Cousins Kim and Howard also showed up Sunday afternoon. Kim, Howard, Hen and I spent many a summer at Granny Hogan's house tearin' up anvils, locking each other in the cellar, swimmin' in the cow's watering trough, ridin' pigs and motorcycles, and swingin' on cables from the top of the barn rafters into the cotton trailer. I'll never forget the time I sailed past the cotton trailer, let go with seriously bad timing at the far end of the barn, landed all the way down on the dirt floor of the barn, flat on my back, breath completely knocked out of me, and turned my head upon the dirty straw to look deeply into the eyes of a skunk. Incapacitiated, I could only stare at the skunk and hyperventilate further. Lucky for me, the skunk had met Rusty the farm dog earlier in the day and was dead as a doornail. It took me long minutes I will never forget to wrap my brain around the fact that the skunk was actually dead, although still seriously rank. I may have kissed Rusty later, but that's between me and Rusty.
Sadly, our camera died at that point and I don't have a picture of the four of us. We had some serious fun on that farm, but it's probably for the best that there is no photographic evidence as Kim just could NOT keep her mouth shut. We were sitting in Hen's living room with my teenagers and Kim just blurts out, "Remember when you used to drive us around all over the county and we weren't supposed to go past the railroad tracks? And we just snuck on into town and got caught on main street? You were a wild child, Lana!"
People who do not have teenagers! Do not tell these stories in front of other people's children. Now all the kiddies want to drive the car, though they don't have a license or even a permit, just like Mommy. Granted, Granny let me drive around the back roads at 13 and 14 with my cousins and sister, which was insane, but that doesn't mean I'm going to agree to it with my children. Duh! You just know they'll go past the railroad tracks and roar right into town. Hello? They're my kids. What WAS Granny thinking?
And what was I thinking? She lived in a town of what, 1500-2000 people, perhaps only a third of the population directly related to us? Knew me by name? Recognized the car? What person with a brain in their head could have predicted someone might notice? The party line was burning up with the fact that we'd crossed the railroad tracks before we even hit main, dontcha know.
Remember when you thought your parents and grandparents were mind reading geniuses? Then, after you had children, you realized that the real problem in your nefarious deeds being found out was that you were dumb as a box of rocks.
No matter my glare, Kim would not be silenced.

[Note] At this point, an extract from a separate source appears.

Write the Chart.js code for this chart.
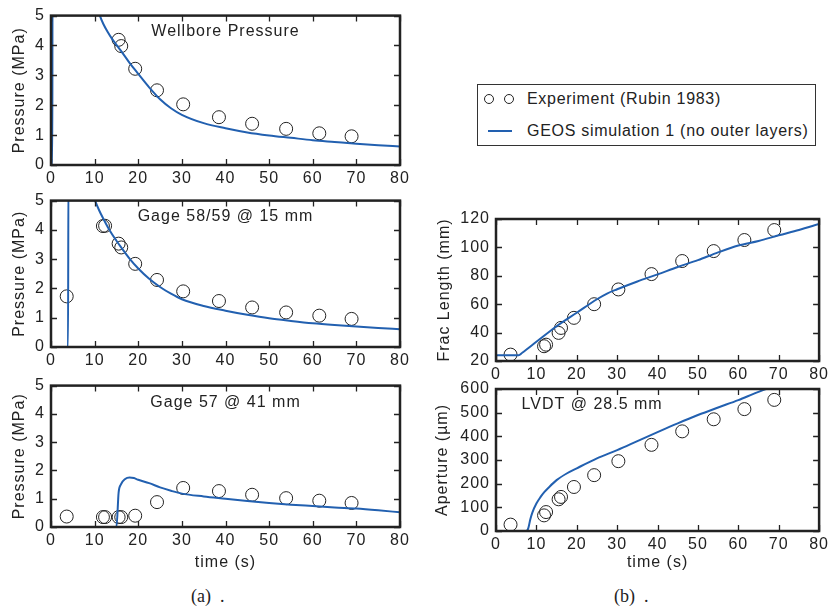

She then had to engage my sister and tell about how, "Lana would hang her feet out the car window and let us sit in the floorboard and do the gas?"
I was always there for them, bringing the fun, but just as I was about to insist for the benefit of my youngsters that it never happened, Hen rats me out, "Good Times!!"
And now for the kiddies. This wasn't taken exactly at Christmas, but it CRACKS ME UP! Hen's baby boy, Hogan, is Spiderman. Aside from a few missing legs, he's a dead ringer:
Hen's baby, Ella Jo! It's hard to say whether she looks like her Momma or her Aunt Lana. This picture, however, trends toward Hen. It doesn't matter, really, as her personality is all Aunt Lana. I'll take it:
(l-r) Hen's oldest daughter's (Weewee) baby, Kyleigh, Vision, Hogan with claw hand, Ellie Bellie, and the pumpkin.
Vision, Kyleigh, and Ella Jo.
WeeWee and Kyleigh. Kyleigh was getting pretty tired at this point, but she's still trying to bring the smiles. What a sweetheart.
Daddy and Ella Jo.
Ella Jo and the pumpkin diving on Spence before bedtime. The pumpkin appears to have Ella Jo in a headlock, note the tight grip around Ella Jo's neck. But it's love, people. A love lock about the neck and shoulders.
Hogie Bear and the pumpkin. "We made candy necklaces. Thanks Val! Also we're tired of smiling for all these pictures."
All the kiddies: Ella, Veronica, Pumpkin, Veritas, Hogie, Spence, Kyleigh.
Veritas and the pumpkin. Just cause I like this one. It's late, I know, but life happens on the way to Merry Christmas. Even so, we had a very, merry Christmas.